All rights reserved. © Text and image copyright Fleur 2025.
8 people like this
7 responses
@changjiangzhibin89 (16836)
• China
30 Jan
That was lucky ! The stock market is a closed book to me ,so have never taken a plunge.
2 people like this
@Orson_Kart (6938)
• United Kingdom
30 Jan
Investing in the stock market is a tricky business. To have made that much without knowing what you are doing is very lucky. The financial crisis of 2007/8 wiped out a lot of gains made prior to that. Is your money in ISAs, as the gains are all tax free. If it’s not, then you have to take into account capital gains tax if you ever want to cash them in. This has become less and less generous as the years have passed. Same as any money you make from dividends. Prior to 2008, dividends in bank shares were extremely lucrative. Those days have gone.
1 person likes this
@Orson_Kart (6938)
• United Kingdom
1 Feb
@Fleura Yes, any shares bought on a tracker since 2008 must be doing really well. I’ve never bought any direct, but I was invested in a couple of work share-save schemes and did very well. You had to keep them for a minimum of 5 years before cashing them in to avoid paying tax, but it was worth it. The new chancellor seems keen on people investing in British stock, so there might be an incentive in the Spring budget to dive in again. Just watch out for the sharks!
1 person likes this
@porwest (95461)
• United States
2 Feb
"Tracker funds," or as we call them here, "tracking funds," are THE best way to go for individuals who don't have particular knowledge about the stock market and investing, and come highly recommended as a good, solid way to invest, especially if one is in a "set it and forget it" mode.
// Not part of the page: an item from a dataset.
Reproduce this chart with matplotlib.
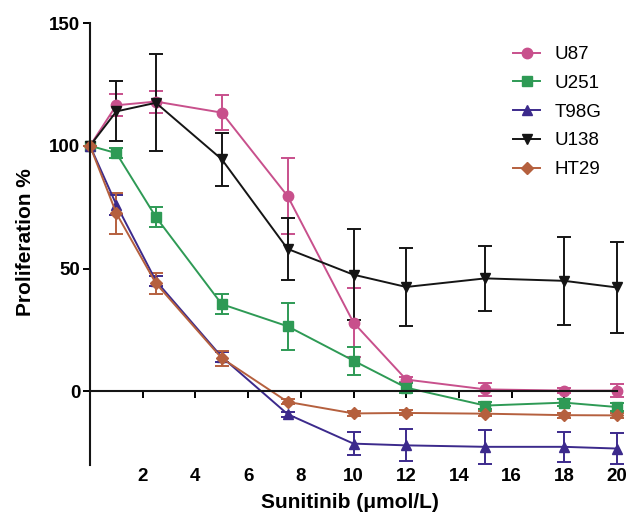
import matplotlib
matplotlib.use("Agg")
import matplotlib.pyplot as plt

plt.rcParams['font.family'] = ['Liberation Sans', 'DejaVu Sans']

# Data
conc = [0, 1, 2.5, 5, 7.5, 10, 12, 15, 18, 20]
series_names = ["U87", "U251", "T98G", "U138", "HT29"]
u87 = [100, 116.5, 118, 113.5, 79.5, 28, 4.8, 0.8, 0.3, 0.3]
u87_err = [0, 4.5, 4.5, 7, 15.5, 14, 1, 2.7, 1, 2.7]
u251 = [100, 97, 71, 35.5, 26.5, 12.5, 1.5, -5.8, -4.6, -6.4]
u251_err = [0, 2, 4, 4, 9.6, 5.7, 2, 1.5, 1.5, 1.5]
t98g = [100, 76, 45, 14, -9.3, -21.3, -22, -22.6, -22.6, -23.3]
t98g_err = [0, 4, 2, 2, 1, 4.7, 6.5, 6.8, 6, 6.3]
u138 = [100, 114, 117.5, 94.5, 58, 47.5, 42.5, 46, 45, 42.3]
u138_err = [0, 12.2, 19.7, 10.8, 12.5, 18.6, 16, 13.2, 17.8, 18.5]
ht29 = [100, 72.5, 44, 13.5, -4.3, -9, -8.8, -9.1, -9.7, -9.8]
ht29_err = [0, 8.4, 4.2, 3, 1, 1, 1, 1, 1, 1]
xticks = [2, 4, 6, 8, 10, 12, 14, 16, 18, 20]
yticks = [0, 50, 100, 150]

values = [u87, u251, t98g, u138, ht29]
errors = [u87_err, u251_err, t98g_err, u138_err, ht29_err]
colors = ["#C8508C", "#2E9A55", "#3C2A8C", "#151515", "#B5603E"]
markers = ["o", "s", "^", "v", "D"]
msizes = [7.5, 7, 7, 7, 6.5]

fig = plt.figure(figsize=(6.29, 5.16), dpi=100)
W, H = 629, 516
x0, x1 = 90, 617
y_top, y_bot = 23, 465
ax = fig.add_axes([x0 / W, (H - y_bot) / H, (x1 - x0) / W, (y_bot - y_top) / H])

handles = []
for name, v, e, c, m, ms in zip(series_names, values, errors, colors, markers, msizes):
    cont = ax.errorbar(conc, v, yerr=e, color=c, marker=m, markersize=ms, lw=1.4,
                       elinewidth=1.4, capsize=4.8, capthick=1.4, label=name,
                       clip_on=False)
    handles.append(cont[0])

ax.set_xlim(0, 20)
ax.set_ylim(-30, 150)
ax.spines['top'].set_visible(False)
ax.spines['right'].set_visible(False)
ax.spines['bottom'].set_position(('data', 0))
ax.spines['bottom'].set_linewidth(1.5)
ax.spines['left'].set_linewidth(1.5)
ax.spines['bottom'].set_color('#151515')
ax.spines['left'].set_color('#151515')

ax.set_xticks(xticks)
ax.set_xticklabels([str(t) for t in xticks])
ax.set_yticks(yticks)
ax.set_yticklabels([str(t) for t in yticks])
ax.tick_params(axis='x', direction='out', length=5, width=1.4, pad=50,
               labelsize=13.5)
ax.tick_params(axis='y', direction='out', length=5, width=1.4, pad=2,
               labelsize=13.5)
for lab in ax.get_xticklabels() + ax.get_yticklabels():
    lab.set_fontweight('bold')

ax.set_xlabel("Sunitinib (\u03bcmol/L)", fontsize=15, fontweight='bold')
ax.set_ylabel("Proliferation %", fontsize=15, fontweight='bold')
ax.xaxis.set_label_coords((350 - x0) / (x1 - x0), (y_bot - 493) / (y_bot - y_top))
ax.yaxis.set_label_coords((35 - x0) / (x1 - x0), (y_bot - 242) / (y_bot - y_top))

leg = ax.legend(handles=handles, labels=series_names,
                loc='upper left', bbox_to_anchor=(513 / W, (H - 46) / H),
                bbox_transform=fig.transFigure, frameon=False, fontsize=13.5,
                handlelength=1.45, handletextpad=0.75, labelspacing=0.62,
                borderpad=0, borderaxespad=0)

fig.savefig("out.png", dpi=100)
They're not as lucrative as say, finding that next big thing company that pops and goes to the moon like happened with companies like IBM, Microsoft and Amazon that made people millionaires virtually overnight.
What I have with the broader markets, which is what these "tracker funds" track, of course, is that there's really only one ultimate direction, and that direction is up. Even after major crashes, stocks always end up eventually higher than where they left off before the crash, and crashes serve as the best opportunity to make a lot of money over the long haul.
I think you did the right thing, and it clearly showed. Onward and upward.
1 person likes this
@Fleura (30928)
• United Kingdom
6 Feb
@porwest Yes indeed, but that's why it's so hard at first. If you have plenty of money, it's easy to make more, but if you have none you can't get any!
I'm now encouraging my daughter to start something similar. There are funds available with a regular minimum investment of only £20 a month, which is not much more than a coffee and a sandwich lunch! But the one thing she does have is time on her side.